Monday, July 09, 2012

Creative Overload

It was a weird weekend for me because I had this sudden need for silence. I didn't even want to watch movies. I spent Friday night and much of Saturday lying on the sofa and reading a book about France during the Nazi occupation. Then because contrast is fun, I spent much of Sunday lying on the sofa and reading a really ditzy chick lit book. When I did watch movies, they were very strange choices (for me). Saturday afternoon I got the most bizarre inclination to watch the second X-Men movie on one of the HBO channels. I thought I'd seen it, but I didn't remember much in the way of events, so maybe it was imagery from the first and third (which I did watch on HBO when they were first on). The beginning of this one seemed most familiar, so it's possible I started trying to watch it and turned it off. Mostly, this was on as background noise while I read so I could hear Patrick Stewart and Ian McKellen talk. I didn't much care what they said as long as I could listen to their accents/voices.

My biggest impression out of this was: Why isn't James Marsden a bigger star? Not that he had a big role in this (they kept him off-stage through most of the movie), but it reminded me of other movies he's been in. He's gorgeous, can sing and is capable of being really, really funny. He just about stole both Hairspray and Enchanted, and was so hilariously dorky and charming as the "Mr. Wrong" in Enchanted that I was actually a little disappointed to see her end up with "Mr. Right" instead of getting to know her prince and falling in love with him for real. This is a guy made for romantic comedies, and he was as good in 27 Dresses as that horrid script would allow anyone to be. I don't know if he considers that a fate worse than death (some actors do) and takes just about anything else that comes along, but he doesn't even seem to be making it as an action/horror star, either. (I have a growing list of actors I'd like to see in good romantic comedies, but then I suppose that requires that someone write good romantic comedy scripts and that studios know a good romantic comedy script when it bites them on the nose and are willing to fund and produce such scripts.)
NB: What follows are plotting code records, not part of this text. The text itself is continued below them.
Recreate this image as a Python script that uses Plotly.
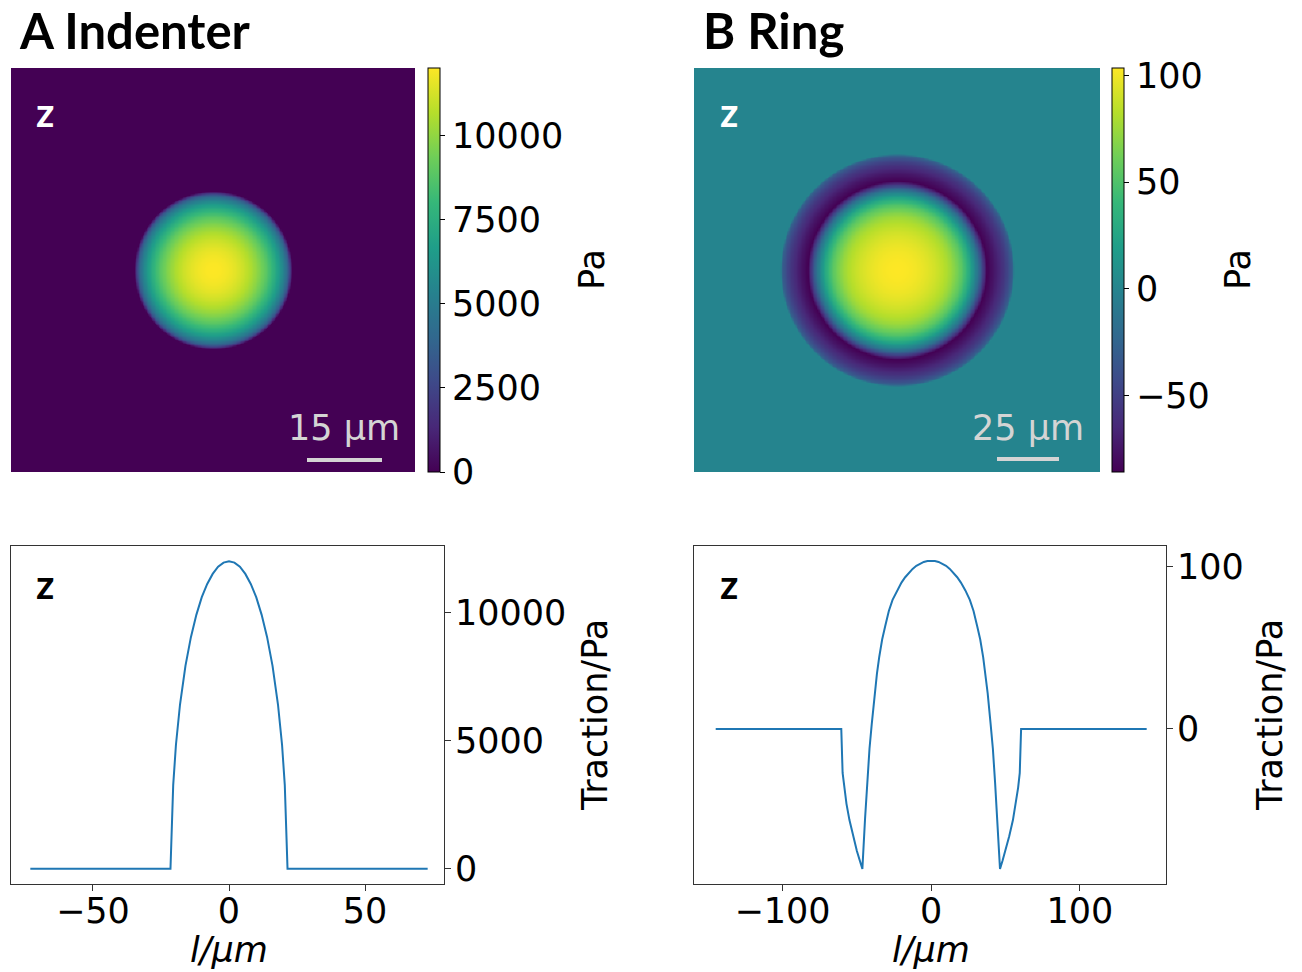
import numpy as np
import plotly.graph_objects as go

W, H = 1302, 972

# ---------------- data ----------------
# Panel A: indenter traction profile along a line through the centre
l_A = [-73, -21.5, -20.5, -19.5, -18, -16, -14, -12, -10, -8, -6, -4, -2, 0,
       2, 4, 6, 8, 10, 12, 14, 16, 18, 19.5, 20.5, 21.5, 73]
t_A = [0, 0, 3260, 4830, 6410, 7920, 9040, 9910, 10600, 11120, 11510, 11790, 11950, 12000,
       11950, 11790, 11510, 11120, 10600, 9910, 9040, 7920, 6410, 4830, 3260, 0, 0]

# Panel B: ring traction profile along a line through the centre
l_B = [-145, -60.5, -59.6, -58.5, -57, -55, -52.5, -50, -48, -46.3, -44.5, -43, -41.5, -40, -38,
       -36.5, -35, -33, -31, -28.5, -26, -23, -20, -17.5, -15, -12.5, -10, -7.5, -5, -2.5, 0,
       2.5, 5, 7.5, 10, 12.5, 15, 17.5, 20, 23, 26, 28.5, 31, 33, 35, 36.5,
       38, 40, 41.5, 43, 44.5, 46.3, 48, 50, 52.5, 55, 57, 58.5, 59.6, 60.5, 145]
t_B = [0, 0, -27, -36, -46, -56, -66, -75, -81, -86, -55, -33, -12, 3, 22,
       34, 44, 55, 63, 72.5, 79.4, 85.2, 90, 93.3, 96.1, 98.4, 100.3, 101.7, 102.7, 103.3, 103.5,
       103.3, 102.7, 101.7, 100.3, 98.4, 96.1, 93.3, 90, 85.2, 79.4, 72.5, 63, 55, 44, 34,
       22, 3, -12, -33, -55, -86, -81, -75, -66, -56, -46, -36, -27, 0, 0]

ticks_cbA = [0, 2500, 5000, 7500, 10000]
ticks_cbB = [-50, 0, 50, 100]
ticks_xA = [-50, 0, 50]
ticks_xB = [-100, 0, 100]
ticks_yA = [0, 5000, 10000]
ticks_yB = [0, 100]

def lab(v):
    return str(v).replace('-', '\u2212')

# heatmaps built from the radial (l >= 0) part of each profile
def radial_map(l, t, half, n=301):
    l = np.asarray(l, float); t = np.asarray(t, float)
    m = l >= 0
    r, v = l[m], t[m]
    xs = np.linspace(-half, half, n)
    X, Y = np.meshgrid(xs, xs)
    R = np.sqrt(X ** 2 + Y ** 2)
    return xs, np.round(np.interp(R, r, v), 1)

xsA, zA = radial_map(l_A, t_A, 54.9)
xsB, zB = radial_map(l_B, t_B, 105.0)

# ---------------- geometry helpers ----------------
def px_x(x0, x1):
    return [x0 / W, x1 / W]

def px_y(y0, y1):
    return [1 - y1 / H, 1 - y0 / H]

TICKFONT = dict(family="DejaVu Sans", size=35, color="black")
BOLD = "Lato"

def cbar(x):
    return dict(x=x / W, xanchor="left", y=1 - 270 / H, yanchor="middle",
                len=404, lenmode="pixels", thickness=12, thicknessmode="pixels",
                xpad=0, ypad=0, outlinewidth=1, outlinecolor="black",
                ticks="outside", ticklen=5, tickcolor="black", tickfont=TICKFONT)

fig = go.Figure()

cbA = cbar(428); cbA.update(tickvals=ticks_cbA, ticktext=[lab(v) for v in ticks_cbA])
cbB = cbar(1112); cbB.update(tickvals=ticks_cbB, ticktext=[lab(v) for v in ticks_cbB])

fig.add_trace(go.Heatmap(
    x=xsA, y=xsA, z=zA, colorscale="Viridis", zmin=0, zmax=max(t_A),
    xaxis="x", yaxis="y", zsmooth="best", hoverinfo="skip", colorbar=cbA))
fig.add_trace(go.Heatmap(
    x=xsB, y=xsB, z=zB, colorscale="Viridis", zmin=min(t_B), zmax=max(t_B),
    xaxis="x2", yaxis="y2", zsmooth="best", hoverinfo="skip", colorbar=cbB))
fig.add_trace(go.Scatter(x=l_A, y=t_A, mode="lines", line=dict(color="#1f77b4", width=2),
                         xaxis="x3", yaxis="y3", hoverinfo="skip", showlegend=False))
fig.add_trace(go.Scatter(x=l_B, y=t_B, mode="lines", line=dict(color="#1f77b4", width=2),
                         xaxis="x4", yaxis="y4", hoverinfo="skip", showlegend=False))

hid = dict(visible=False, showgrid=False, zeroline=False, automargin=False)
frame = dict(showline=True, mirror=True, linecolor="#333333", linewidth=1,
             showgrid=False, zeroline=False, ticks="outside", ticklen=6,
             tickcolor="#333333", tickfont=TICKFONT, automargin=False)

fig.update_layout(
    width=W, height=H, margin=dict(l=0, r=0, t=0, b=0, autoexpand=False),
    paper_bgcolor="white", plot_bgcolor="white", showlegend=False,
    xaxis=dict(domain=px_x(11, 415), range=[xsA[0], xsA[-1]], **hid),
    yaxis=dict(domain=px_y(68, 472), range=[xsA[0], xsA[-1]], **hid),
    xaxis2=dict(domain=px_x(694, 1100), range=[xsB[0], xsB[-1]], **hid),
    yaxis2=dict(domain=px_y(68, 472), range=[xsB[0], xsB[-1]], **hid),
    xaxis3=dict(domain=px_x(11, 444), range=[-80.1, 79], anchor="y3",
                tickvals=ticks_xA, ticktext=[lab(v) for v in ticks_xA],
                ticklabelstandoff=-10, **frame),
    yaxis3=dict(domain=px_y(546, 884), range=[-600, 12600], anchor="x3", side="right",
                tickvals=ticks_yA, ticktext=[lab(v) for v in ticks_yA],
                ticklabelstandoff=-3, **frame),
    xaxis4=dict(domain=px_x(694, 1166), range=[-159.6, 158], anchor="y4",
                tickvals=ticks_xB, ticktext=[lab(v) for v in ticks_xB],
                ticklabelstandoff=-10, **frame),
    yaxis4=dict(domain=px_y(546, 884), range=[-95.3, 112.5], anchor="x4", side="right",
                tickvals=ticks_yB, ticktext=[lab(v) for v in ticks_yB],
                ticklabelstandoff=-3, **frame),
)

ann = []
def text(x, y, s, size=35, family="DejaVu Sans", color="black", angle=0,
         xanchor="center", yanchor="middle"):
    ann.append(dict(x=x / W, y=1 - y / H, xref="paper", yref="paper", text=s,
                    showarrow=False, textangle=angle, xanchor=xanchor, yanchor=yanchor,
                    font=dict(family=family, size=size, color=color)))

text(17, 30, "<b>A Indenter</b>", size=49, family=BOLD, xanchor="left")
text(701, 30, "<b>B Ring</b>", size=49, family=BOLD, xanchor="left")
for (x, y, c) in [(45, 112, "white"), (729, 112, "white"), (45, 584, "black"), (729, 584, "black")]:
    text(x, y, "<b>z</b>", size=40, family=BOLD, color=c)
text(592, 270, "Pa", angle=-90)
text(1238, 270, "Pa", angle=-90)
text(595, 715, "Traction/Pa", angle=-90)
text(1270, 715, "Traction/Pa", angle=-90)
text(229, 950, "<i>l/μm</i>")
text(931, 950, "<i>l/μm</i>")
text(344, 428, "15 μm", size=35, color="#d4d4d4")
text(1028, 428, "25 μm", size=35, color="#d4d4d4")
fig.update_layout(annotations=ann)

shapes = [
    dict(type="line", xref="paper", yref="paper", x0=307 / W, x1=382 / W,
         y0=1 - 460 / H, y1=1 - 460 / H, line=dict(color="#d4d4d4", width=4)),
    dict(type="line", xref="paper", yref="paper", x0=997 / W, x1=1059 / W,
         y0=1 - 459 / H, y1=1 - 459 / H, line=dict(color="#d4d4d4", width=4)),
]
fig.update_layout(shapes=shapes)

fig.write_html("out.html")
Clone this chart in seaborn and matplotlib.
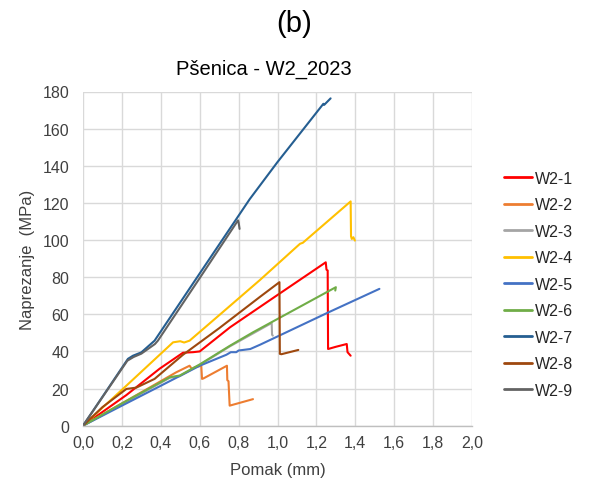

Sunday I watched Girl With a Pearl Earring on one of the HBO channels because I'd read the book and Colin Firth was in it. I'm not sure what I thought of it, to be honest. It seemed to be fairly faithful to what I remembered of the book, and it seemed to capture that world pretty well. It's very minimalist, focusing a lot more on imagery than character/plot/dialogue. Colin Firth is rather charming, but has hideous hair. I did get a giggle fit when I realized that the whole movie is essentially the Colin Firth Love Actually plot, only he's a painter instead of a writer and at least he and the maid speak the same language, though she doesn't speak much at all. After that, it was hard to take it too seriously because I was adding Love Actually dialogue. (And now you know why seeing movies with me can be a fun/irritating/surreal experience.)

My real issue all weekend was that my brain seemed to kick into creative overdrive, generating ideas at an alarming pace. Everything seemed to send me spiraling off into some tangent. I think that may have been why I needed to reduce sensory input. But it wasn't the kind of creativity I could act on immediately. I'm not an artist, so I couldn't just rush to the canvas. I got a few ideas I might be able to play with in the current project, but mostly I was furiously spinning out ideas for a future project that with any luck (if the book on submission sells and I have to write the rest of the trilogy) I won't be able to write for a couple of years. I got out my notebook and wrote down those ideas as they hit me, and they came from the weirdest places -- from books I was reading to things I saw on TV. When I finally get around to writing this book, it should be awesome. At least, it is in my head. It always loses something in the transition to paper.

But for now I need to work on a publicity plan for the new releases and then get back to revising the current project and maybe implementing those new ideas.